Articolo di: Gabriele Vinciguerra
Quando anche la verità si veste per piacere
Nell’epoca della sovraesposizione e della verità fabbricata, l’eleganza non è più stile, ma sopravvivenza. I brand vendono autenticità, i modelli performano libertà. Ma dove si trova, oggi, un luogo per ciò che è davvero reale?
L’eleganza non è scomparsa. Si è nascosta.
Viviamo in una società dove tutto si mostra, si dichiara, si trasforma in racconto. Anche la verità. Anche il dolore. Anche lo stile.
E allora l’eleganza, per non diventare l’ennesimo hashtag, si è fatta silenziosa.
Non è più una questione di gusto, ma di resistenza interiore.
Un gesto sottrattivo.
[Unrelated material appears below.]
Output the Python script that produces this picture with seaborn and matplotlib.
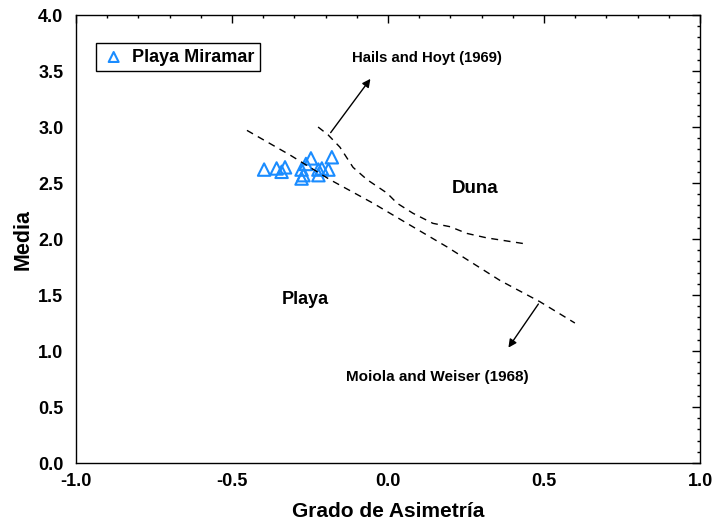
import matplotlib
matplotlib.use("Agg")
import matplotlib.pyplot as plt
import seaborn as sns
import pandas as pd
from matplotlib.ticker import MultipleLocator

# Playa Miramar samples (skewness vs mean)
asimetria = [-0.397, -0.357, -0.341, -0.330, -0.277, -0.271, -0.277,
             -0.263, -0.247, -0.223, -0.223, -0.212, -0.191, -0.180]
media = [2.62, 2.63, 2.60, 2.64, 2.62, 2.57, 2.54,
         2.67, 2.72, 2.62, 2.57, 2.63, 2.62, 2.73]

# Moiola and Weiser (1968) boundary
moiola_x = [-0.452, -0.314, -0.186, -0.048, 0.061, 0.189, 0.359, 0.487, 0.599]
moiola_y = [2.97, 2.75, 2.53, 2.32, 2.14, 1.93, 1.63, 1.44, 1.25]

# Hails and Hoyt (1969) boundary
hails_x = [-0.224, -0.192, -0.154, -0.112, -0.067, -0.003, 0.029, 0.080,
           0.144, 0.199, 0.253, 0.317, 0.433]
hails_y = [3.00, 2.93, 2.82, 2.64, 2.53, 2.41, 2.32, 2.23,
           2.14, 2.11, 2.05, 2.01, 1.96]

sns.set_style("white")
plt.rcParams['font.family'] = ['Liberation Sans', 'DejaVu Sans']
plt.rcParams['font.weight'] = 'bold'
plt.rcParams['text.color'] = 'black'
plt.rcParams['axes.labelcolor'] = 'black'
plt.rcParams['xtick.color'] = 'black'
plt.rcParams['ytick.color'] = 'black'

fig = plt.figure(figsize=(7.14, 5.27), dpi=100)
ax = fig.add_axes([0.1064, 0.1214, 0.874, 0.8501])

df = pd.DataFrame({'x': asimetria, 'y': media})
sns.scatterplot(data=df, x='x', y='y', marker='^', s=80, facecolor='none',
                edgecolor='#1a8cff', linewidth=1.5, label='Playa Miramar', ax=ax)

sns.lineplot(x=moiola_x, y=moiola_y, sort=False, color='black', lw=1,
             linestyle=(0, (5, 4)), ax=ax)
sns.lineplot(x=hails_x, y=hails_y, sort=False, color='black', lw=1,
             linestyle=(0, (5, 4)), ax=ax)

# arrows and labels
ax.annotate('', xy=(-0.051, 3.45), xytext=(-0.189, 2.93),
            arrowprops=dict(arrowstyle='-|>', color='black', lw=1, mutation_scale=12))
ax.annotate('', xy=(0.381, 1.01), xytext=(0.487, 1.44),
            arrowprops=dict(arrowstyle='-|>', color='black', lw=1, mutation_scale=12))
ax.text(0.125, 3.62, 'Hails and Hoyt (1969)', ha='center', va='center',
        fontsize=10.7, fontweight='bold')
ax.text(0.157, 0.77, 'Moiola and Weiser (1968)', ha='center', va='center',
        fontsize=11, fontweight='bold')
ax.text(0.28, 2.45, 'Duna', ha='center', va='center', fontsize=13.5, fontweight='bold')
ax.text(-0.266, 1.46, 'Playa', ha='center', va='center', fontsize=13, fontweight='bold')

ax.set_xlim(-1, 1)
ax.set_ylim(0, 4)
ax.xaxis.set_major_locator(MultipleLocator(0.5))
ax.xaxis.set_minor_locator(MultipleLocator(0.1))
ax.yaxis.set_major_locator(MultipleLocator(0.5))
ax.yaxis.set_minor_locator(MultipleLocator(0.1))
ax.set_xticks([-1, -0.5, 0, 0.5, 1])
ax.set_xticklabels(['-1.0', '-0.5', '0.0', '0.5', '1.0'])
ax.tick_params(which='both', direction='in', top=True, right=True,
               labelsize=13, color='black')
ax.tick_params(which='major', length=6, width=1)
ax.tick_params(which='minor', length=2.5, width=1)
ax.tick_params(axis='x', which='major', pad=7)
ax.tick_params(axis='y', which='major', pad=9)
for lab in ax.get_xticklabels() + ax.get_yticklabels():
    lab.set_fontweight('bold')
for sp in ax.spines.values():
    sp.set_color('black')
    sp.set_linewidth(1)

ax.set_xlabel('Grado de Asimetría', fontsize=15, fontweight='bold', labelpad=9)
ax.set_ylabel('Media', fontsize=15.5, fontweight='bold', labelpad=3)

leg = ax.legend(loc='upper left', bbox_to_anchor=(0.017, 0.957), fancybox=False,
                framealpha=1, edgecolor='black', prop={'weight': 'bold', 'size': 13},
                handletextpad=0.3, borderpad=0.3, handlelength=1.4, markerscale=0.8)
leg.get_frame().set_linewidth(1)

fig.savefig('out.png', dpi=100)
Un non cedere.
È rimasta lì dove non guarda nessuno: tra le rughe che non chiedono perdono, in un tono di voce che non compete, nel modo in cui qualcuno sta dentro al proprio corpo anche quando quel corpo non va di moda.
I brand e il marketing dell’autenticità
I brand più evoluti oggi non vendono più abiti.
Vendono storie, narrazioni, “identità fluide”.
Corpi non convenzionali, messaggi di inclusività, estetiche ibride. Tutto bellissimo.
Tutto già previsto.
Dietro le nuove campagne che parlano di libertà e verità, spesso si nasconde una nuova forma di controllo:
“Sii diverso, ma fotogenico.”
“Sii autentico, ma sempre coerente col brand.”
In psicologia si chiamerebbe illusione di scelta: l’idea di essere liberi mentre, in realtà, ci si sta muovendo all’interno di una narrazione già scritta.
L’eleganza, se davvero è libertà, non può essere qualcosa che si adatta a un piano editoriale.
Modelli sociali: l’altra faccia della pressione
I nuovi modelli che invadono feed e campagne sembrano progressisti, liberi, audaci.
Ma anche loro devono piacere. Funzionare.
Restano dipendenti dal consenso.
Quella che dovrebbe essere una forma di liberazione estetica si trasforma in una nuova gabbia performativa:
devi essere vero, ma nel modo giusto.
Intenso, ma filtrabile.
Crudo, ma elegante.
E chi non si riconosce in tutto questo?
Chi non vuole esibire il proprio dolore come estetica?
Resta fuori campo.
“L’eleganza autentica non si vede subito.
Si sente nella coerenza tra ciò che si prova e ciò che si mostra.
È una questione psicologica, non estetica.
Ed è per questo che oggi è così rara.”
Giovani sommersi, non superficiali
Non è vero che i giovani non sanno più vestirsi.
Non è vero che non conoscono l’eleganza.
La loro è una battaglia continua per esistere senza essere schiacciati da aspettative estetiche irreali.
Vivono in un mondo dove tutto è esibito, valutato, monetizzato.
E dove anche la “libertà di essere” è diventata una coreografia.
Molti di loro vestono con ironia, rabbia, tenerezza.
Non cercano approvazione, cercano un luogo dove l’identità non debba essere vendibile per essere riconosciuta.
Dove può vivere l’eleganza, se non c’è più un luogo vero?
In passato, giornali, piazze, salotti erano spazi in cui l’identità si confrontava.
Oggi tutto accade sulle piattaforme, tra bolle e algoritmi.